High Pressure {\&} High Temperature Equation of State and Magnetic Phase Transitions of Hematite from First Principles

$\alpha -$Fe2O3 (Hematite) is of special interest in the design of multifunctional structural energetic materials (SEM), based on a thermite mixture of metal and metal oxide. In this paper, from first-principles, we obtained the thermodynamically complete EOS P = P($\rho $,T) for hematite for pressures up to 50GPa and temperatures up to 1000K. There are only a few theoretical works on hematite. The difficulty of techniques traces back to the complication of the description of highly correlated d-electrons induced localization of valence states in Fe, and the mixing of the O 2p states and the Fe 3d states.

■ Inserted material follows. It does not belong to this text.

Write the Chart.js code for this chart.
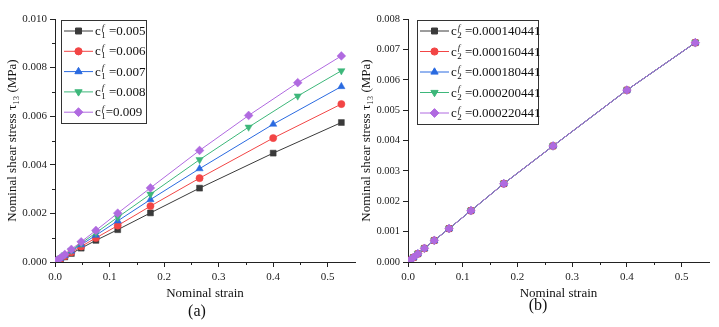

In this paper, we implemented the ground state calculations in the framework of DFT, using sGGA and projector augmented wave approach. Particularly, the Hubbard-U method is used to describe the on-site Coulomb interactions of strongly correlated d-electrons in Fe atoms. The lattice thermal contributions are obtained by populating the phonon modes, according to the Boltzmann statistics. In comparison to the previous studies, the thermal contributions to EOS from lattice vibrations are included. In addition, we investigate the magnetic phase transitions at pressures and temperatures of interest. In the applications of SEMs, pressures are lower than 50 GPa which exclude the HP phases. The phonon dispersion curves with Hubbard-U are compared with those without Hubbard-U.